Recep Tayyip Erdoğan University
- University emblem
- Latin: Universitas Recep Tayyip Erdoğan
- Former names: Rize University (2006–2012)
- Type: Public
- Established: 17 March 2006
- Rector: Prof. Dr. Yusuf Yılmaz
- Students: 15,421 (2023–24)
- Location: Rize, Turkey
- Campus: Zihni Derin Campus (main)
- Colours: Turquoise
- Affiliations: Kafkasya University Association, European University Association
- Website: www.erdogan.edu.tr

= Recep Tayyip Erdoğan University =

Turkish public university located in Rize, Turkey

Recep Tayyip Erdoğan University (RTEÜ, formerly Rize University) is a public university located in Rize, Turkey. It was established in 2006 following the separation from Karadeniz Technical University. The university was renamed in 2012 after the 12th President of Turkey, Recep Tayyip Erdoğan.

==History==
Recep Tayyip Erdoğan University was founded on 17 March 2006 under Law No. 5467. It initially comprised several faculties and vocational schools formerly affiliated with Karadeniz Technical University. The current name was adopted in April 2012.
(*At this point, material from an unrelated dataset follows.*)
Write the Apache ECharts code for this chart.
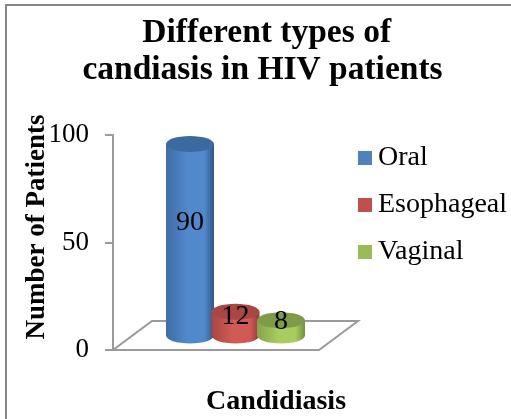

Over the years, the university has expanded with new faculties and research institutes.

==Academic structure==
===Faculties===
- Faculty of Tourism (Ardeşen)
- Faculty of Dentistry
- Faculty of Pharmacy
- Faculty of Education
- Faculty of Science and Letters
- Faculty of Fine Arts, Design and Architecture
- Faculty of Law
- Faculty of Economics and Administrative Sciences
- Faculty of Theology
- Faculty of Engineering and Architecture
- Faculty of Fisheries
- Faculty of Medicine
- Faculty of Agriculture and Natural Sciences
- Turgut Kıran Maritime Faculty (Derepazarı)

===Schools===
- School of Physical Education and Sports
- School of Health
- School of Foreign Languages
- Fındıklı School of Applied Sciences
- Güneysu School of Physical Therapy and Rehabilitation

===Institutes===
- Institute of Science
- Institute of Health Sciences
- Institute of Graduate Studies

===Vocational Schools===
- Rize Vocational School of Justice
- Rize Vocational School of Health Services
- Rize Vocational School of Social Sciences
- Rize Vocational School of Technical Sciences
- Ardeşen Vocational School
- Fındıklı Vocational School
- Pazar Vocational School

==Students and staff==
As of 2023–24, the university had 15,421 students and more than 1,000 academic and administrative staff.

==Research and international relations==
The university is a member of the Caucasus University Association and the European University Association. It maintains various national and international partnerships.

==Campuses==
The main campus, Zihni Derin Campus, is located about 6 km from Rize city center. Faculties and schools operate at several campuses across the city and province.